Jiu-jitsu tends to sink in a chokehold on its participants. There are half-jokes that get thrown around about it being a “cult,” and in many cases, it’s an unfortunate but accurate comparison. Even when you train in a healthy environment, though, jiu-jitsu is “culty” enough that you don’t want to leave even when you know you can. Many of us remember being sucked into this sport, whether slowly or suddenly. Your friendship circle starts to include more jiu-jitsu people, then shrinks to mostly include jiu-jitsu people, then grows to accommodate even more jiu-jitsu people. Your social media feed becomes jiu-jitsu-oriented. You stop trying to fit jiu-jitsu into your life and instead start trying to fit your life around jiu-jitsu.

It’s not necessarily a bad thing. Jiu-jitsu has given me the best friends I could ask for. It’s given me a form of exercise I enjoy and generally prompted me to take better care of myself. Admittedly, over the years, I’ve become disillusioned with the “culture” of the sport as more and more prominent athletes have had their predatory or bigoted behavior go unchecked by the community at large, but overall, it’s still made me very happy.

In fact, it made me so happy that it slowly became my entire identity. It was my job, my hobby, my social life, my reason. If you’ve also been sucked into that whirlpool, whether willingly or against your best efforts, you understand what I mean. If you don’t, I’m happy for you, because you don’t have to learn what I learned the hard way: it’s okay if your whole life doesn’t revolve around jiu-jitsu.

I say this for the “ambitious hobbyists” like myself who want to be great, but not “professional” great. You know you don’t have a shot at, say, becoming the next ADCC double-champ, but you’d like to win Pans one day or get a highlight reel moment in a superfight. You’re invested enough to really, really care about your progress and your place in the sport, but not enough to quit your day job to do jiu-jitsu full-time.

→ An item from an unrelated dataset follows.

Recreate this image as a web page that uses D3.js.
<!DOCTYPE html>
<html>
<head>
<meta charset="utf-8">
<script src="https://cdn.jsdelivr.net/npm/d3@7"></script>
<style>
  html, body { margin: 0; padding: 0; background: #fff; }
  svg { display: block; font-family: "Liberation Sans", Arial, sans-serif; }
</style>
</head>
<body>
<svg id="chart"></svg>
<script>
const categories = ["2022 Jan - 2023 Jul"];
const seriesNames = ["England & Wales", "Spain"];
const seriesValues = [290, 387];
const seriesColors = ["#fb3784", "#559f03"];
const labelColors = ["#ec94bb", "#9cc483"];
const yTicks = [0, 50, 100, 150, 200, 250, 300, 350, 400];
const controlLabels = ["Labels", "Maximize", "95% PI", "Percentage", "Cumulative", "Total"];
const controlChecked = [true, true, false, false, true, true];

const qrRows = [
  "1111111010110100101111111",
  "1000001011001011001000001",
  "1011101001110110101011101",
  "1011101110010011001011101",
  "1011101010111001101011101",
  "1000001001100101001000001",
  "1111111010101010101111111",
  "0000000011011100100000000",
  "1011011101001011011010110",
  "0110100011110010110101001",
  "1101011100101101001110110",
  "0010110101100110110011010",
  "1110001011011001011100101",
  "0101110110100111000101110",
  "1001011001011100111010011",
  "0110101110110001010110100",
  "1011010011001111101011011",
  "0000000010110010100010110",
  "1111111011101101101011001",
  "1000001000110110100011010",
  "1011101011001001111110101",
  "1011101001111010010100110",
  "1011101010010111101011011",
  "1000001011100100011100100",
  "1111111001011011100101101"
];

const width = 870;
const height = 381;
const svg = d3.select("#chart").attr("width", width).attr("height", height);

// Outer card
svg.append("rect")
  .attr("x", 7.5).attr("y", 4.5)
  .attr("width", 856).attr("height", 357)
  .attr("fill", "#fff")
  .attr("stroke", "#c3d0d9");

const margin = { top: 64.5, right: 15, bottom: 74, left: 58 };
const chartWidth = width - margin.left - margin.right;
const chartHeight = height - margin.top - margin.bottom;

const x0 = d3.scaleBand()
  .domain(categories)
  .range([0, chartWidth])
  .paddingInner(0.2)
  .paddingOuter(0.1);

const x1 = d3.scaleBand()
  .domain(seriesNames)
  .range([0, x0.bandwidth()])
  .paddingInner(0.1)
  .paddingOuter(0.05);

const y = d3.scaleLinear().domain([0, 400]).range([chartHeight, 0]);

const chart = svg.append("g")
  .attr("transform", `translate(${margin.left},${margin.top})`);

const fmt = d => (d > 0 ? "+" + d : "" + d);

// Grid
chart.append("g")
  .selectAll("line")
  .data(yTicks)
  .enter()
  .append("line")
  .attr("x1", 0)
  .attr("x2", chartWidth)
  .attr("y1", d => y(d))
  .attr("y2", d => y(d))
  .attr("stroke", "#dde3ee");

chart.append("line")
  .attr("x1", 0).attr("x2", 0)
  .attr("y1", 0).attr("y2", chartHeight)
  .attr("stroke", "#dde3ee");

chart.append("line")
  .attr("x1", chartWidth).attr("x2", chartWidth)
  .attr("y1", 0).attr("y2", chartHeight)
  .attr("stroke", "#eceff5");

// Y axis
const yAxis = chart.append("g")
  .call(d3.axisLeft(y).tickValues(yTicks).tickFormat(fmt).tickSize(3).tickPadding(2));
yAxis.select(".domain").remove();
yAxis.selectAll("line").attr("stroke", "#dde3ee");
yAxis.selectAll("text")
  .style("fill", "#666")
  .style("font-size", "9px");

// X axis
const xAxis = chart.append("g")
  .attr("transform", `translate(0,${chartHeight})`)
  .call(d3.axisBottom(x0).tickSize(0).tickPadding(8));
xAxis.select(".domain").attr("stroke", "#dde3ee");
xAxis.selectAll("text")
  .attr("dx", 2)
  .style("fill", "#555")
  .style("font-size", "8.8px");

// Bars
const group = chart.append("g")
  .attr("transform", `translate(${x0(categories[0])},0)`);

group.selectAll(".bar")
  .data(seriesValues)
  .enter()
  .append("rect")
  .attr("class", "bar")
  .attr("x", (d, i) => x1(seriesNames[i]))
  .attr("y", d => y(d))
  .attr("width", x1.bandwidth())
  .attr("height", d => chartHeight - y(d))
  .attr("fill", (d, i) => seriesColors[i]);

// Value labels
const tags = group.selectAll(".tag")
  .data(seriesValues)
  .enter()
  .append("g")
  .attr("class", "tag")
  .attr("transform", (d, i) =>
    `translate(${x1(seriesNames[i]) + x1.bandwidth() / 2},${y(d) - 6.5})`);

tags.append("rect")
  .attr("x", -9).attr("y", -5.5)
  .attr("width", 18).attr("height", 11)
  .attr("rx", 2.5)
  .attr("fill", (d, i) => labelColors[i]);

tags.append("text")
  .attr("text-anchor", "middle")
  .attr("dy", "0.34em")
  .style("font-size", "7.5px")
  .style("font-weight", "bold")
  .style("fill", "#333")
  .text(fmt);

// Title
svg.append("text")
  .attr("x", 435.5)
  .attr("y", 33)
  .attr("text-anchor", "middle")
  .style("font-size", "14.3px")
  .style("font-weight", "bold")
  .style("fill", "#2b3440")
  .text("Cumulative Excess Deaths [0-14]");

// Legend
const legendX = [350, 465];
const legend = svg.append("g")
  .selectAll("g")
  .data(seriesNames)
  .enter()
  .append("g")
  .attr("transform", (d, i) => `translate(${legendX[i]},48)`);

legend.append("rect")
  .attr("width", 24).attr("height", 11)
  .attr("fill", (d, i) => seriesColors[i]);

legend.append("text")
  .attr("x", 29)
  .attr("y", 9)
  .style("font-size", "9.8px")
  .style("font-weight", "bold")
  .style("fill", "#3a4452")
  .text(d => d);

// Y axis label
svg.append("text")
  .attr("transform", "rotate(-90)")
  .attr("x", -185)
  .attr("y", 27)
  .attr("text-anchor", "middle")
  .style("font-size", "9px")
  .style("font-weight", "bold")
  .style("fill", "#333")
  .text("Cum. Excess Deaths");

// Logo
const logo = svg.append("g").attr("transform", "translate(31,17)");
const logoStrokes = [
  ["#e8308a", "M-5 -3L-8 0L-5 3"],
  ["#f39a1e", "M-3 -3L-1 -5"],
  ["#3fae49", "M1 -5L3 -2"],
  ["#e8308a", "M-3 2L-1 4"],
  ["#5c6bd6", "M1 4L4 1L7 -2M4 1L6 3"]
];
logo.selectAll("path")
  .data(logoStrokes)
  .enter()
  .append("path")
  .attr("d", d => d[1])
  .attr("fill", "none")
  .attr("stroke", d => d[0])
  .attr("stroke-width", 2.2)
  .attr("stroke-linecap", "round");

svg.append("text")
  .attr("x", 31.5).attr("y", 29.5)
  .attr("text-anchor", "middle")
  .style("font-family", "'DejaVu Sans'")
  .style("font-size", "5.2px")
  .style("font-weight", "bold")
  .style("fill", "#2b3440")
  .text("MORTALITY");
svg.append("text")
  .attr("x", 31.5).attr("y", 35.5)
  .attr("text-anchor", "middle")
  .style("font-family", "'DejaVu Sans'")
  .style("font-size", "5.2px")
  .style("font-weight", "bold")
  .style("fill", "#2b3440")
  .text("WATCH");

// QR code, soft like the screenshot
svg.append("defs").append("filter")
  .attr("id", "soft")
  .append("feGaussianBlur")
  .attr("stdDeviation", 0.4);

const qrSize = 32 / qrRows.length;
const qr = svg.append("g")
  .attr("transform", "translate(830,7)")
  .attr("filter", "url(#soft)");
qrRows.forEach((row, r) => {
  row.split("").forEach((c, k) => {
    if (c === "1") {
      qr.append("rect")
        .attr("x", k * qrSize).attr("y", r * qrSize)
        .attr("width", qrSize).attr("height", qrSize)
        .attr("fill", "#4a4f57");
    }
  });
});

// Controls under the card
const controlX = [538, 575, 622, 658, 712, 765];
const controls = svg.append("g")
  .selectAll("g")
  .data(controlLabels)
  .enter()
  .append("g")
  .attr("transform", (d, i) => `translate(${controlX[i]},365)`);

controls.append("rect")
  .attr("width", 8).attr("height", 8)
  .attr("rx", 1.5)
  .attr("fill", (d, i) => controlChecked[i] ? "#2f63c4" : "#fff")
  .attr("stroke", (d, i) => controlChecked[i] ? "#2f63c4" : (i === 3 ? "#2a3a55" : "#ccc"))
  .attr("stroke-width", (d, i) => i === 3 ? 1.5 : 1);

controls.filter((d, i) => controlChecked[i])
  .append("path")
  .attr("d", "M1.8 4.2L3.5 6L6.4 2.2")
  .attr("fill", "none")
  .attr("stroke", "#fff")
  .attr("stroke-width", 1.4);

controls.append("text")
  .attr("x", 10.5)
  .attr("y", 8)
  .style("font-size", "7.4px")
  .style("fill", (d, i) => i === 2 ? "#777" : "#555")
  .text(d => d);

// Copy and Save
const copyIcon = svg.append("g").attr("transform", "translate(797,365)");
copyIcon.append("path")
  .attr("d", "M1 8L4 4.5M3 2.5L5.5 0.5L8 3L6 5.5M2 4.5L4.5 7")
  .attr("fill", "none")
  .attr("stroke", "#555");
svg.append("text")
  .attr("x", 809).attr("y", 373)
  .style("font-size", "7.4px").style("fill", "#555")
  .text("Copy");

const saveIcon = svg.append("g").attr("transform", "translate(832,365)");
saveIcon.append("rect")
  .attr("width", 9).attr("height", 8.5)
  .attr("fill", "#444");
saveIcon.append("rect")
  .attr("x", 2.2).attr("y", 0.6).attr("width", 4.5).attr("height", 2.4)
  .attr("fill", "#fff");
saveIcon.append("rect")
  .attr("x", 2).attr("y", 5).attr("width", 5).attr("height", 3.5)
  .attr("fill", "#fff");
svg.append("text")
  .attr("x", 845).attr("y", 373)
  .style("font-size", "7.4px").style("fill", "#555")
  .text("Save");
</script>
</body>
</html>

I think it’s the ambitious hobbyists that get their identities unrealistically intertwined with the sport. We sit in a happy middle that sometimes feels more like a purgatory in disguise. We want to be able to hang with the best, but we can’t (or sometimes straight-up don’t want to) sacrifice our other obligations to train multiple times a day and travel all over the place to compete and train under a world-class coach. But still, we want to be great, and we put the pressure of greatness upon ourselves. When we miss training, we feel not only the surface-level regret that comes with missing out on our hobby for a day, but guilt. When other things in our lives have to take priority over jiu-jitsu, or when we have to take a break because of injuries or any other reason, again, guilt. As if we owe this sport anything except the time that we’re already putting toward it, as if the time and effort we’ve spent working toward our goals on the mats isn’t already proportionate to the expectations we set for ourselves.

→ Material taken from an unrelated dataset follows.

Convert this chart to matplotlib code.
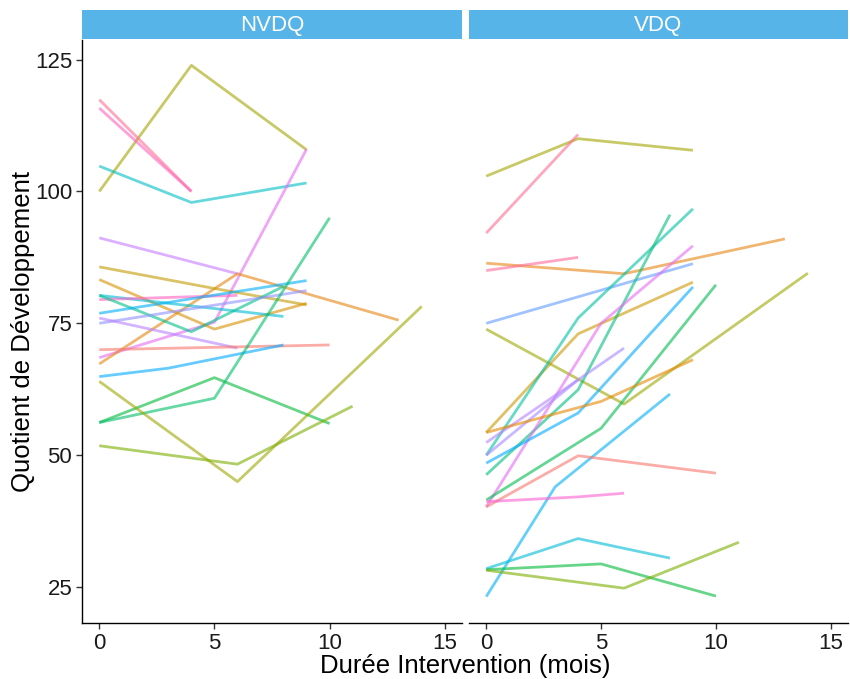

When I realized — truly realized — that I’d be taking a big step back from jiu-jitsu in multiple areas of my life, I wasn’t just bummed out. I was scared. My entire identity has been so wrapped up in jiu-jitsu for so long that I felt, at age 29, that I didn’t know who I was outside of the sport that has grown to me so much more than a sport for me. What hobbies would I have if I were too injured or time-poor to train? Did I have any potential in a career that didn’t revolve around that sport? Would I be able to make friends outside of the gym?

The obvious answer that wasn’t so obvious at the time is “yes.” Like I said, I’m okay. To borrow an analogy I recently saw in a comic about relationships, jiu-jitsu isn’t my whole world, but a planet in my solar system. It doesn’t make it any less valuable to me. I still feel incomplete without it, but my entire sense of self doesn’t come crumbling down whenever it’s not there. And as much as I thought I’d struggle without it, the time away has given me a healthier relationship with it. My expectations are more realistic. My interactions with the sport, whether online or in-person, feel more genuine rather than obligatory. And even when I’d physically healed and decided that, mentally, I wasn’t quite ready to come back full-force, I felt like I had the space for more space. There was no guilt, no unjust expectation of where I “needed” to be. The mats were there before, and they’re still here now. Just like me.